> _Provided material_
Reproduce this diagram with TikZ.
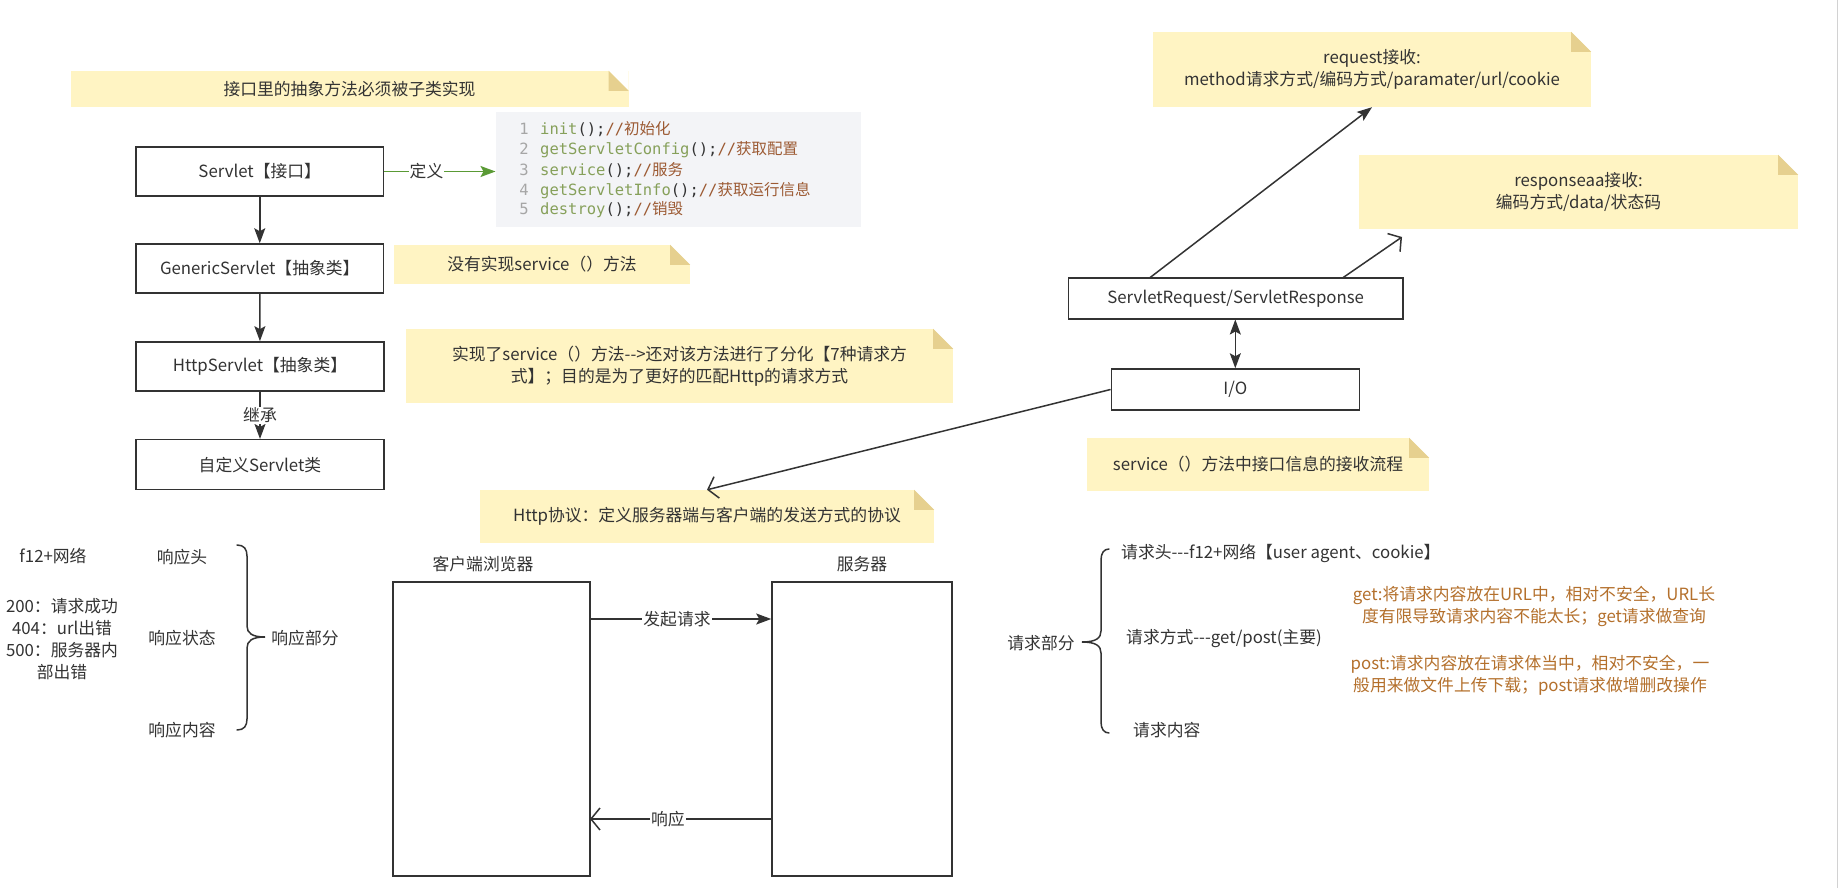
\documentclass[tikz,border=0pt]{standalone}
\usepackage{fontspec}
\setmainfont{Noto Sans CJK SC}
\newfontfamily\codefont{DejaVu Sans Mono}
\usetikzlibrary{arrows.meta,calc}
\definecolor{txt}{HTML}{333333}
\definecolor{notey}{HTML}{FFF4C3}
\definecolor{foldc}{HTML}{E6D08F}
\definecolor{defg}{HTML}{5A9A35}
\definecolor{codebg}{HTML}{F3F4F7}
\definecolor{codeg}{HTML}{86A05A}
\definecolor{codeb}{HTML}{9C5A33}
\definecolor{codek}{HTML}{333333}
\definecolor{lnum}{HTML}{A6A6A6}
\definecolor{orng}{HTML}{B4702C}
\newcommand\mycodeln[2]{{\codefont\color{codeg}#1\color{codek}();\color{codeb}//}{\color{codeb}#2}}
\newcommand\mydash{-\kern0pt}
\newcommand\myfold[1]{%
  \fill[white] ($(#1.north east)+(-20,0)$) -- (#1.north east) -- ($(#1.north east)+(0,20)$) -- cycle;
  \fill[foldc] ($(#1.north east)+(-20,0)$) -- ($(#1.north east)+(-20,20)$) -- ($(#1.north east)+(0,20)$) -- cycle;}
\tikzset{
  base/.style={font=\fontsize{16.8}{22}\selectfont, text=txt, inner sep=0pt},
  box/.style={base, draw=txt, line width=1.5pt, fill=white},
  note/.style={base, fill=notey, align=center},
  lbl/.style={base, fill=white, inner sep=1pt},
  arr/.style={draw=txt, line width=1.5pt, -{Stealth[length=15pt,width=11pt,inset=3pt]}},
  darr/.style={draw=txt, line width=1.5pt, {Stealth[length=15pt,width=11pt,inset=3pt]}-{Stealth[length=15pt,width=11pt,inset=3pt]}},
  oarr/.style={draw=txt, line width=1.5pt, -{Straight Barb[length=9pt,width=22pt]}},
  garr/.style={draw=defg, line width=1.5pt, -{Stealth[length=15pt,width=11pt,inset=3pt]}},
  lnumst/.style={base, anchor=base east, text=lnum, font=\codefont\fontsize{15.5}{18}\selectfont},
  codest/.style={base, anchor=base west, font=\fontsize{15.5}{18}\selectfont},
  brace/.style={draw=txt, line width=1.5pt, line cap=round}
}
\begin{document}
\begin{tikzpicture}[x=1pt,y=-1pt]
\useasboundingbox (0,0) rectangle (1838,888);
\fill[white] (0,0) rectangle (1838,888);
\draw[gray!35, line width=1pt] (1837.5,0) -- (1837.5,888);

% notes
\node[note, minimum width=558, minimum height=36] (na) at (349.5,89) {接口里的抽象方法必须被子类实现};
\myfold{na}
\node[note, minimum width=296, minimum height=39] (nb) at (542,264.5) {没有实现service（）方法};
\myfold{nb}
\node[note, minimum width=547, minimum height=74] (nc) at (679.5,366) {实现了service（）方法\mydash\mydash>还对该方法进行了分化【7种请求方\\式】；目的是为了更好的匹配Http的请求方式};
\myfold{nc}
\node[note, minimum width=454, minimum height=53] (nd) at (707,516.5) {Http协议：定义服务器端与客户端的发送方式的协议};
\myfold{nd}
\node[note, minimum width=438, minimum height=75] (ne) at (1372,69.5) {request接收:\\method请求方式/编码方式/paramater/url/cookie};
\myfold{ne}
\node[note, minimum width=439, minimum height=74] (nf) at (1578.5,192) {responseaa接收:\\编码方式/data/状态码};
\myfold{nf}
\node[note, minimum width=342, minimum height=53] (ng) at (1258,464.5) {service（）方法中接口信息的接收流程};
\myfold{ng}

% left class chain
\node[box, minimum width=247.5, minimum height=49] (servlet) at (259.75,171.5) {Servlet【接口】};
\node[box, minimum width=247.5, minimum height=49] (generic) at (259.75,268.5) {GenericServlet【抽象类】};
\node[box, minimum width=248, minimum height=49] (http) at (260,366.4) {HttpServlet【抽象类】};
\node[box, minimum width=248, minimum height=50] (custom) at (260,464.7) {自定义Servlet类};
\draw[arr] (servlet) -- (generic);
\draw[arr] (generic) -- (http);
\draw[arr] (http) -- (custom) node[lbl, midway] {继承};

% code block
\node[fill=codebg, minimum width=365.3, minimum height=114.7, inner sep=0pt] (code) at (678.35,169.35) {};
\node[lnumst] (l1) at (529,134.5) {1};
\node[lnumst] (l2) at (529,154.8) {2};
\node[lnumst] (l3) at (529,175.5) {3};
\node[lnumst] (l4) at (529,195.5) {4};
\node[lnumst] (l5) at (529,214.8) {5};
\node[codest] (c1) at (540,134.5) {\mycodeln{init}{初始化}};
\node[codest] (c2) at (540,154.8) {\mycodeln{getServletConfig}{获取配置}};
\node[codest] (c3) at (540,175.5) {\mycodeln{service}{服务}};
\node[codest] (c4) at (540,195.5) {\mycodeln{getServletInfo}{获取运行信息}};
\node[codest] (c5) at (540,214.8) {\mycodeln{destroy}{销毁}};
\draw[garr] (servlet.east) -- (servlet.east -| code.west) node[lbl, pos=0.38] {定义};

% right: request/response
\node[box, minimum width=334.2, minimum height=40.7] (sr) at (1235.7,298.4) {ServletRequest/ServletResponse};
\node[box, minimum width=248, minimum height=41] (io) at (1235.3,389.5) {I/O};
\draw[darr] (sr.south -| io.north) -- (io.north);
\coordinate (reqs) at (1149.5,278);
\coordinate (resps) at (1342.5,278);
\coordinate (respe) at (1402,237);
\draw[arr] (reqs) -- (ne.south);
\draw[oarr] (resps) -- (respe);
\draw[oarr] (io.west) -- (nd.north);

% client / server
\node[box, minimum width=197, minimum height=294] (client) at (491.5,729) {};
\node[box, minimum width=180, minimum height=294] (server) at (862,729) {};
\node[base] (clientl) at (483,564) {客户端浏览器};
\node[base] (serverl) at (862,564) {服务器};
\coordinate (q1) at (590,619);
\coordinate (q2) at (590,819);
\draw[arr] (q1) -- (q1 -| server.west) node[lbl, pos=0.48] {发起请求};
\draw[oarr] (q2 -| server.west) -- (q2) node[lbl, pos=0.57] {响应};

% response part (left)
\node[base] (f12) at (53,556) {f12+网络};
\node[base, align=center] (codes) at (62,639.5) {200：请求成功\\404：url出错\\500：服务器内\\部出错};
\node[base] (rh) at (182,557) {响应头};
\node[base] (rs) at (182,638) {响应状态};
\node[base] (rc) at (182,730) {响应内容};
\node[base] (rp) at (305,638) {响应部分};
\draw[brace] (237,545) .. controls (244,545) and (247,549) .. (247,556) -- (247,626) .. controls (247,633) and (252,637) .. (265,637) .. controls (252,637) and (247,641) .. (247,648) -- (247,719) .. controls (247,726) and (244,730) .. (237,730);

% request part (right)
\node[base] (qp) at (1041,643) {请求部分};
\draw[brace] (1109,549) .. controls (1104,549) and (1101,553) .. (1101,560) -- (1101,631) .. controls (1101,638) and (1096,642) .. (1082,642) .. controls (1096,642) and (1101,646) .. (1101,653) -- (1101,722) .. controls (1101,729) and (1104,733) .. (1109,733);
\node[base, anchor=west] (qh) at (1121,553) {请求头\mydash\mydash\mydash f12+网络【user agent、cookie】};
\node[base, anchor=west] (qm) at (1126,638) {请求方式\mydash\mydash\mydash get/post(主要)};
\node[base, anchor=west] (qc) at (1133,730) {请求内容};
\node[base, text=orng, align=center] (qget) at (1534,606) {get:将请求内容放在URL中，相对不安全，URL长\\度有限导致请求内容不能太长；get请求做查询};
\node[base, text=orng, align=center] (qpost) at (1530,675) {post:请求内容放在请求体当中，相对不安全，一\\般用来做文件上传下载；post请求做增删改操作};
\end{tikzpicture}
\end{document}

> _Directive_
Quote the material in full and exactly; do not carry over its pictures.

> _Result for this task_
Reproduce this diagram with TikZ.
\documentclass[tikz,border=0pt]{standalone}
\usepackage{fontspec}
\setmainfont{Noto Sans CJK SC}
\newfontfamily\codefont{DejaVu Sans Mono}
\usetikzlibrary{arrows.meta,calc}
\definecolor{txt}{HTML}{333333}
\definecolor{notey}{HTML}{FFF4C3}
\definecolor{foldc}{HTML}{E6D08F}
\definecolor{defg}{HTML}{5A9A35}
\definecolor{codebg}{HTML}{F3F4F7}
\definecolor{codeg}{HTML}{86A05A}
\definecolor{codeb}{HTML}{9C5A33}
\definecolor{codek}{HTML}{333333}
\definecolor{lnum}{HTML}{A6A6A6}
\definecolor{orng}{HTML}{B4702C}
\newcommand\mycodeln[2]{{\codefont\color{codeg}#1\color{codek}();\color{codeb}//}{\color{codeb}#2}}
\newcommand\mydash{-\kern0pt}
\newcommand\myfold[1]{%
  \fill[white] ($(#1.north east)+(-20,0)$) -- (#1.north east) -- ($(#1.north east)+(0,20)$) -- cycle;
  \fill[foldc] ($(#1.north east)+(-20,0)$) -- ($(#1.north east)+(-20,20)$) -- ($(#1.north east)+(0,20)$) -- cycle;}
\tikzset{
  base/.style={font=\fontsize{16.8}{22}\selectfont, text=txt, inner sep=0pt},
  box/.style={base, draw=txt, line width=1.5pt, fill=white},
  note/.style={base, fill=notey, align=center},
  lbl/.style={base, fill=white, inner sep=1pt},
  arr/.style={draw=txt, line width=1.5pt, -{Stealth[length=15pt,width=11pt,inset=3pt]}},
  darr/.style={draw=txt, line width=1.5pt, {Stealth[length=15pt,width=11pt,inset=3pt]}-{Stealth[length=15pt,width=11pt,inset=3pt]}},
  oarr/.style={draw=txt, line width=1.5pt, -{Straight Barb[length=9pt,width=22pt]}},
  garr/.style={draw=defg, line width=1.5pt, -{Stealth[length=15pt,width=11pt,inset=3pt]}},
  lnumst/.style={base, anchor=base east, text=lnum, font=\codefont\fontsize{15.5}{18}\selectfont},
  codest/.style={base, anchor=base west, font=\fontsize{15.5}{18}\selectfont},
  brace/.style={draw=txt, line width=1.5pt, line cap=round}
}
\begin{document}
\begin{tikzpicture}[x=1pt,y=-1pt]
\useasboundingbox (0,0) rectangle (1838,888);
\fill[white] (0,0) rectangle (1838,888);
\draw[gray!35, line width=1pt] (1837.5,0) -- (1837.5,888);

% notes
\node[note, minimum width=558, minimum height=36] (na) at (349.5,89) {接口里的抽象方法必须被子类实现};
\myfold{na}
\node[note, minimum width=296, minimum height=39] (nb) at (542,264.5) {没有实现service（）方法};
\myfold{nb}
\node[note, minimum width=547, minimum height=74] (nc) at (679.5,366) {实现了service（）方法\mydash\mydash>还对该方法进行了分化【7种请求方\\式】；目的是为了更好的匹配Http的请求方式};
\myfold{nc}
\node[note, minimum width=454, minimum height=53] (nd) at (707,516.5) {Http协议：定义服务器端与客户端的发送方式的协议};
\myfold{nd}
\node[note, minimum width=438, minimum height=75] (ne) at (1372,69.5) {request接收:\\method请求方式/编码方式/paramater/url/cookie};
\myfold{ne}
\node[note, minimum width=439, minimum height=74] (nf) at (1578.5,192) {responseaa接收:\\编码方式/data/状态码};
\myfold{nf}
\node[note, minimum width=342, minimum height=53] (ng) at (1258,464.5) {service（）方法中接口信息的接收流程};
\myfold{ng}

% left class chain
\node[box, minimum width=247.5, minimum height=49] (servlet) at (259.75,171.5) {Servlet【接口】};
\node[box, minimum width=247.5, minimum height=49] (generic) at (259.75,268.5) {GenericServlet【抽象类】};
\node[box, minimum width=248, minimum height=49] (http) at (260,366.4) {HttpServlet【抽象类】};
\node[box, minimum width=248, minimum height=50] (custom) at (260,464.7) {自定义Servlet类};
\draw[arr] (servlet) -- (generic);
\draw[arr] (generic) -- (http);
\draw[arr] (http) -- (custom) node[lbl, midway] {继承};

% code block
\node[fill=codebg, minimum width=365.3, minimum height=114.7, inner sep=0pt] (code) at (678.35,169.35) {};
\node[lnumst] (l1) at (529,134.5) {1};
\node[lnumst] (l2) at (529,154.8) {2};
\node[lnumst] (l3) at (529,175.5) {3};
\node[lnumst] (l4) at (529,195.5) {4};
\node[lnumst] (l5) at (529,214.8) {5};
\node[codest] (c1) at (540,134.5) {\mycodeln{init}{初始化}};
\node[codest] (c2) at (540,154.8) {\mycodeln{getServletConfig}{获取配置}};
\node[codest] (c3) at (540,175.5) {\mycodeln{service}{服务}};
\node[codest] (c4) at (540,195.5) {\mycodeln{getServletInfo}{获取运行信息}};
\node[codest] (c5) at (540,214.8) {\mycodeln{destroy}{销毁}};
\draw[garr] (servlet.east) -- (servlet.east -| code.west) node[lbl, pos=0.38] {定义};

% right: request/response
\node[box, minimum width=334.2, minimum height=40.7] (sr) at (1235.7,298.4) {ServletRequest/ServletResponse};
\node[box, minimum width=248, minimum height=41] (io) at (1235.3,389.5) {I/O};
\draw[darr] (sr.south -| io.north) -- (io.north);
\coordinate (reqs) at (1149.5,278);
\coordinate (resps) at (1342.5,278);
\coordinate (respe) at (1402,237);
\draw[arr] (reqs) -- (ne.south);
\draw[oarr] (resps) -- (respe);
\draw[oarr] (io.west) -- (nd.north);

% client / server
\node[box, minimum width=197, minimum height=294] (client) at (491.5,729) {};
\node[box, minimum width=180, minimum height=294] (server) at (862,729) {};
\node[base] (clientl) at (483,564) {客户端浏览器};
\node[base] (serverl) at (862,564) {服务器};
\coordinate (q1) at (590,619);
\coordinate (q2) at (590,819);
\draw[arr] (q1) -- (q1 -| server.west) node[lbl, pos=0.48] {发起请求};
\draw[oarr] (q2 -| server.west) -- (q2) node[lbl, pos=0.57] {响应};

% response part (left)
\node[base] (f12) at (53,556) {f12+网络};
\node[base, align=center] (codes) at (62,639.5) {200：请求成功\\404：url出错\\500：服务器内\\部出错};
\node[base] (rh) at (182,557) {响应头};
\node[base] (rs) at (182,638) {响应状态};
\node[base] (rc) at (182,730) {响应内容};
\node[base] (rp) at (305,638) {响应部分};
\draw[brace] (237,545) .. controls (244,545) and (247,549) .. (247,556) -- (247,626) .. controls (247,633) and (252,637) .. (265,637) .. controls (252,637) and (247,641) .. (247,648) -- (247,719) .. controls (247,726) and (244,730) .. (237,730);

% request part (right)
\node[base] (qp) at (1041,643) {请求部分};
\draw[brace] (1109,549) .. controls (1104,549) and (1101,553) .. (1101,560) -- (1101,631) .. controls (1101,638) and (1096,642) .. (1082,642) .. controls (1096,642) and (1101,646) .. (1101,653) -- (1101,722) .. controls (1101,729) and (1104,733) .. (1109,733);
\node[base, anchor=west] (qh) at (1121,553) {请求头\mydash\mydash\mydash f12+网络【user agent、cookie】};
\node[base, anchor=west] (qm) at (1126,638) {请求方式\mydash\mydash\mydash get/post(主要)};
\node[base, anchor=west] (qc) at (1133,730) {请求内容};
\node[base, text=orng, align=center] (qget) at (1534,606) {get:将请求内容放在URL中，相对不安全，URL长\\度有限导致请求内容不能太长；get请求做查询};
\node[base, text=orng, align=center] (qpost) at (1530,675) {post:请求内容放在请求体当中，相对不安全，一\\般用来做文件上传下载；post请求做增删改操作};
\end{tikzpicture}
\end{document}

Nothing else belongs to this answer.